The free society as understood by classical liberals stresses the protection of the freedom of the citizenry with a suitably framed legal system, while the society fashioned by modern liberals stresses government's providing to people what they are said to need by way of confiscatory taxation for this purpose.

It seems to me that Dr. King was talking about the former kind of freedom, freedom from the oppressive acts of most whites toward most blacks, for example. Many of those who today wish to invoke his stature and ideas for their political purposes, however, are talking about the second kind of "freedom or liberty." That is the freedom, so called, that the welfare state is supposed to protect for people, at the expense of those whose resources are confiscated so as to achieve this goal. Yet there are many who insist that Dr. King had in mind the second type of freedom -- or perhaps that he believed in both. As one commentator put it, “On that day, Dr. King spoke of two types of freedom -- one from ‘the chains of discrimination’ and one from living on ‘a lonely island of poverty in the midst of a vast ocean of material prosperity.’ Somehow his first message has been taken to heart while his second has been forgotten.” (This is what John Fullerton, founder of Capital Institute, declared in his recent essay on Huff Post.)
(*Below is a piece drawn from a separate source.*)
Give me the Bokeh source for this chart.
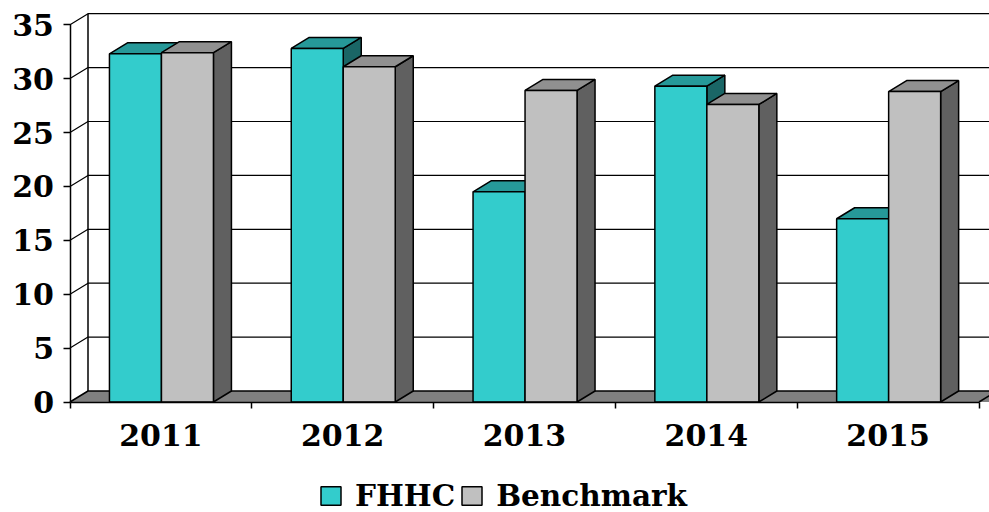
from bokeh.embed import file_html
from bokeh.resources import INLINE
from bokeh.plotting import figure
from bokeh.models import Range1d, FixedTicker, Legend, LegendItem

categories = ["2011", "2012", "2013", "2014", "2015"]
fhhc = [32.3, 32.8, 19.5, 29.3, 17.0]
benchmark = [32.4, 31.1, 28.9, 27.6, 28.8]
y_ticks = [0, 5, 10, 15, 20, 25, 30, 35]

FONT = "DejaVu Serif"
FS = "30px"
UX = 181.8  # px per category
UY = 10.78  # px per value unit
DX = 18 / UX
DY = 11 / UY
GAP = 0.217
BW = 0.286
W, H = 989, 512
LEFT, BOTTOM = 69.5, 110.5
LW = 1.5

p = figure(width=W, height=H, output_backend="svg", toolbar_location=None,
           min_border=0, outline_line_color=None,
           x_range=Range1d(-LEFT / UX, (W - LEFT) / UX),
           y_range=Range1d(-BOTTOM / UY, (H - BOTTOM) / UY))
p.grid.visible = False

ax = p.xaxis[0]
ax.fixed_location = 0
ax.ticker = FixedTicker(ticks=[i + 0.5 for i in range(len(categories))],
                        minor_ticks=list(range(len(categories) + 1)))
ax.major_label_overrides = {i + 0.5: c for i, c in enumerate(categories)}
ax.bounds = (0, len(categories))
ax.major_tick_line_color = None
ax.major_tick_out = 0
ax.major_tick_in = 0
ax.minor_tick_out = 6
ax.minor_tick_in = 0
ax.minor_tick_line_color = "#000000"
ax.minor_tick_line_width = LW
ax.axis_line_color = "#000000"
ax.axis_line_width = LW
ax.major_label_text_font = FONT
ax.major_label_text_font_style = "bold"
ax.major_label_text_font_size = FS
ax.major_label_text_color = "#000000"
ax.major_label_standoff = 16

ay = p.yaxis[0]
ay.fixed_location = 0
ay.ticker = FixedTicker(ticks=y_ticks)
ay.bounds = (0, y_ticks[-1])
ay.major_tick_out = 7
ay.major_tick_in = 0
ay.minor_tick_line_color = None
ay.major_tick_line_width = LW
ay.major_tick_line_color = "#000000"
ay.axis_line_color = "#000000"
ay.axis_line_width = LW
ay.major_label_text_font = FONT
ay.major_label_text_font_style = "bold"
ay.major_label_text_font_size = FS
ay.major_label_text_color = "#000000"
ay.major_label_standoff = 9

n = len(categories)
top = y_ticks[-1] + DY
x_end = p.x_range.end + 1

# floor
p.patch([0, x_end, x_end, DX], [0, 0, DY, DY], fill_color="#808080", line_color=None)
p.line([0, DX, x_end], [0, DY, DY], line_color="#000000", line_width=LW)

# walls and gridlines
p.line([DX, DX], [DY, top], line_color="#000000", line_width=LW)
for t in y_ticks[1:]:
    p.line([0, DX, x_end], [t, t + DY, t + DY], line_color="#000000", line_width=1.2)
p.line([n, n + DX], [0, DY], line_color="#000000", line_width=LW)

# bars
styles = [("#33CCCC", "#269999", "#1A6666", 0), ("#C0C0C0", "#909090", "#606060", 1)]
fronts = []
for i in range(n):
    for vals, (front, topc, side, k) in zip((fhhc, benchmark), styles):
        x0 = i + GAP + k * BW
        x1 = x0 + BW
        v = vals[i]
        p.patch([x1, x1 + DX, x1 + DX, x1], [0, DY, v + DY, v],
                fill_color=side, line_color="#000000", line_width=LW)
        p.patch([x0, x1, x1 + DX, x0 + DX], [v, v, v + DY, v + DY],
                fill_color=topc, line_color="#000000", line_width=LW)
        r = p.quad(left=[x0], right=[x1], bottom=[0], top=[v],
                   fill_color=front, line_color="#000000", line_width=LW)
        if i == 0:
            fronts.append(r)

legend = Legend(items=[LegendItem(label="FHHC", renderers=[fronts[0]]),
                       LegendItem(label="Benchmark", renderers=[fronts[1]])],
                orientation="horizontal", location=(318, -1),
                border_line_color=None, background_fill_alpha=0,
                padding=0, margin=0, spacing=4, label_standoff=12,
                glyph_width=25, glyph_height=23,
                label_text_font=FONT, label_text_font_style="bold",
                label_text_font_size="29.5px", label_text_color="#000000")
p.add_layout(legend, "center")

open("out.html", "w").write(file_html(p, INLINE))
The problem with attributing to MLK this two-pronged idea of freedom is that if it is correct, it makes his ideas incoherent. The first type of freedom just cannot co-exists with the second. If A can be coerced to provide support for those who are “living in a lonely island of poverty in the midst of a vast ocean of materials prosperity,” then A would have his right to freedom violated. If anytime that someone achieves material prosperity that individual becomes a target of the adjusters who would not accept his or her freedom to make use of it, then such an individual is not free in the first sense. To steal from Peter so as to provide for Paul does not support freedom but servitude.

It is much more sensible to attribute to Dr. King the more coherent view that if the freedom of individuals to do as they choose is properly respected and protected, they will be enjoying the first kind of freedom -- freedom from others’ intrusions -- and become capable of achieving freedom from poverty. Free men and women have generally been quite able to provide for themselves, perhaps with occasional voluntary help from their friends and neighbors. That is one of the lessons of history! It is entirely inappropriate to suggest that one person’s poverty authorizes others to take from those who have managed to achieve prosperity. I doubt that Martin Luther King Jr. didn’t grasp something so elementary -- it is an insult to his memory to believe that.

Instead what seems to be happening is that people who are aspiring to rule others are invoking his good name for their coercive purposes. It would be a shame if this were tolerated by all those who admire Dr. King for his championing of human liberty.